Teva claimed, and still claims, that it is acting legitimately and legally, but it nonetheless decided to settle the case on the condition that it could cease publishing salaries on an individual basis at any time.

Even though the approved settlement is only binding on Teva, the decision of the Israeli giant to disclose the details could have a major effect on other dual-listed Israeli companies listed on the TASE and in New York, and this effect is also what the petitioners are hoping for.

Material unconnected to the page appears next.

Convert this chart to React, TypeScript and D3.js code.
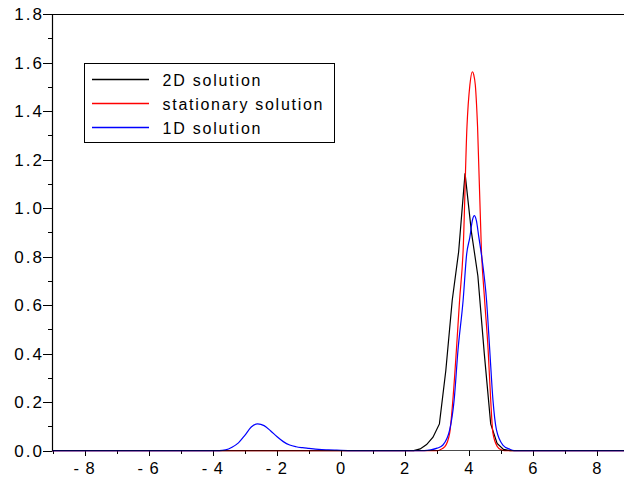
import React from "react";
import * as d3 from "d3";

// ---- data ----
const x2D = [-9, 2.27, 2.47, 2.67, 2.87, 3.07, 3.27, 3.47, 3.67, 3.87, 4.07, 4.27, 4.47, 4.67, 4.87, 5.07, 5.27, 9];
const y2D = [0, 0, 0.007, 0.025, 0.055, 0.11, 0.33, 0.62, 0.82, 1.143, 0.9, 0.72, 0.4, 0.11, 0.03, 0.005, 0, 0];

const xStat = [-9, 3.0, 3.1, 3.24, 3.39, 3.49, 3.6, 3.7, 3.81, 3.93, 4.02, 4.1, 4.14, 4.19, 4.26, 4.38, 4.48, 4.59, 4.67, 4.74, 4.88, 5.0, 5.1, 9];
const yStat = [0, 0, 0.004, 0.016, 0.072, 0.209, 0.415, 0.621, 0.826, 1.336, 1.507, 1.562, 1.55, 1.507, 1.336, 0.826, 0.621, 0.415, 0.209, 0.072, 0.016, 0.003, 0, 0];

const x1D = [-9, -3.8, -3.6, -3.4, -3.2, -3.0, -2.8, -2.6, -2.4, -2.2, -2.0, -1.8, -1.6, -1.4, -1.2, -1.0, -0.8, -0.6, -0.4, -0.2, 0, 0.4, 2.6, 2.8, 3.0, 3.18, 3.39, 3.53, 3.65, 3.81, 3.92, 4.02, 4.1, 4.16, 4.22, 4.3, 4.4, 4.54, 4.64, 4.74, 4.85, 5.05, 5.26, 5.4, 9];
const y1D = [0, 0, 0.003, 0.014, 0.032, 0.063, 0.097, 0.11, 0.103, 0.082, 0.058, 0.037, 0.023, 0.016, 0.012, 0.009, 0.006, 0.004, 0.003, 0.002, 0.001, 0, 0, 0.003, 0.01, 0.023, 0.085, 0.209, 0.415, 0.62, 0.81, 0.88, 0.95, 0.969, 0.95, 0.88, 0.79, 0.62, 0.415, 0.209, 0.085, 0.023, 0.006, 0, 0];

const seriesNames = ["2D solution", "stationary solution", "1D solution"];
const seriesColors = ["#000000", "#ff0000", "#0000ff"];

const xTickValues = [-8, -6, -4, -2, 0, 2, 4, 6, 8];
const xTickLabels = ["- 8", "- 6", "- 4", "- 2", "0", "2", "4", "6", "8"];
const xMinorTicks = [-9, -7, -5, -3, -1, 1, 3, 5, 7, 9];
const yTickValues = [0, 0.2, 0.4, 0.6, 0.8, 1.0, 1.2, 1.4, 1.6, 1.8];
const yTickLabels = ["0.0", "0.2", "0.4", "0.6", "0.8", "1.0", "1.2", "1.4", "1.6", "1.8"];
const yMinorTicks = [0.1, 0.3, 0.5, 0.7, 0.9, 1.1, 1.3, 1.5, 1.7];

export default function App() {
  const W = 624;
  const H = 478;
  const x = d3.scaleLinear().domain([-9, 9]).range([52.5, 629.5]);
  const y = d3.scaleLinear().domain([0, 1.8]).range([450.6, 14]);

  const series = [
    { xs: x2D, ys: y2D, curve: d3.curveLinear },
    { xs: xStat, ys: yStat, curve: d3.curveMonotoneX },
    { xs: x1D, ys: y1D, curve: d3.curveMonotoneX },
  ];

  const font = "'Liberation Sans', Arial, sans-serif";

  return (
    <svg
      width={W}
      height={H}
      style={{ position: "absolute", left: 0, top: 0, background: "#fff" }}
      fontFamily={font}
    >
      <rect x={0} y={0} width={W} height={H} fill="#fff" />
      <defs>
        <clipPath id="plotclip">
          <rect x={52} y={0} width={W - 52} height={452} />
        </clipPath>
      </defs>

      {/* frame: top line and left axis */}
      <line x1={52.5} x2={W} y1={14.5} y2={14.5} stroke="#000" strokeWidth={1.2} />
      <line x1={52.5} x2={52.5} y1={14} y2={451} stroke="#000" strokeWidth={1.2} />

      {/* y ticks */}
      {yTickValues.map((v, i) => (
        <g key={"yt" + i}>
          <line x1={43} x2={52.5} y1={Math.round(y(v)) + 0.5} y2={Math.round(y(v)) + 0.5} stroke="#000" />
          <text
            x={44}
            y={y(v)}
            dy="0.36em"
            textAnchor="end"
            fontSize={17}
            letterSpacing={2}
            fill="#000"
          >
            {yTickLabels[i]}
          </text>
        </g>
      ))}
      {yMinorTicks.map((v, i) => (
        <line key={"ym" + i} x1={48} x2={52.5} y1={Math.round(y(v)) + 0.5} y2={Math.round(y(v)) + 0.5} stroke="#000" />
      ))}

      {/* x ticks */}
      {xTickValues.map((v, i) => (
        <g key={"xt" + i}>
          <line x1={Math.round(x(v)) + 0.5} x2={Math.round(x(v)) + 0.5} y1={450.5} y2={456} stroke="#000" />
          <text x={x(v)} y={473.5} textAnchor="middle" fontSize={16.5} letterSpacing={1} fill="#000">
            {xTickLabels[i]}
          </text>
        </g>
      ))}
      {xMinorTicks.map((v, i) => (
        <line key={"xm" + i} x1={Math.round(x(v)) + 0.5} x2={Math.round(x(v)) + 0.5} y1={450.5} y2={454} stroke="#000" />
      ))}

      {/* curves */}
      <g clipPath="url(#plotclip)">
        {series.map((s, k) => {
          const pts: [number, number][] = s.xs.map((xv, j) => [xv, s.ys[j]]);
          const gen = d3
            .line<[number, number]>()
            .x((d) => x(d[0]))
            .y((d) => y(d[1]))
            .curve(s.curve);
          return (
            <path key={"s" + k} d={gen(pts) || ""} fill="none" stroke={seriesColors[k]} strokeWidth={1.2} />
          );
        })}
      </g>

      {/* x axis line, drawn over the curves' zero segments */}
      <line x1={52} x2={W} y1={450.5} y2={450.5} stroke="#000" strokeOpacity={0.7} strokeWidth={1.2} />

      {/* legend */}
      <rect x={84.5} y={63.5} width={250} height={79} fill="#fff" stroke="#000" strokeWidth={1} />
      {seriesNames.map((name, k) => (
        <g key={"lg" + k}>
          <line x1={92} x2={149} y1={79.5 + k * 24} y2={79.5 + k * 24} stroke={seriesColors[k]} strokeWidth={1.5} />
          <text
            x={162.5}
            y={85.8 + k * 24}
            fontSize={16}
            textLength={k === 1 ? 160 : 98}
            lengthAdjust="spacing"
            fill="#000"
          >
            {name}
          </text>
        </g>
      ))}
    </svg>
  );
}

There are currently 50 dual-listed companies, 30 of which have chosen, like Teva, to cease disclosing executive compensation on an individual basis. Among them are: Perrigo Company (NYSE:PRGO; TASE:PRGO), Partner Communications Ltd. (Nasdaq: PTNR; TASE: PTNR), Cellcom Israel Ltd. (NYSE:CEL; TASE:CEL), Protalix Biotherapeutics Inc. (AMEX:PLX; TASE: PLX), NICE Systems Ltd. (Nasdaq: NICE; TASE: NICE), Tower Semiconductor Ltd. (Nasdaq: TSEM; TASE: TSEM), and Elbit Systems Ltd. (Nasdaq: ESLT; TASE: ESLT).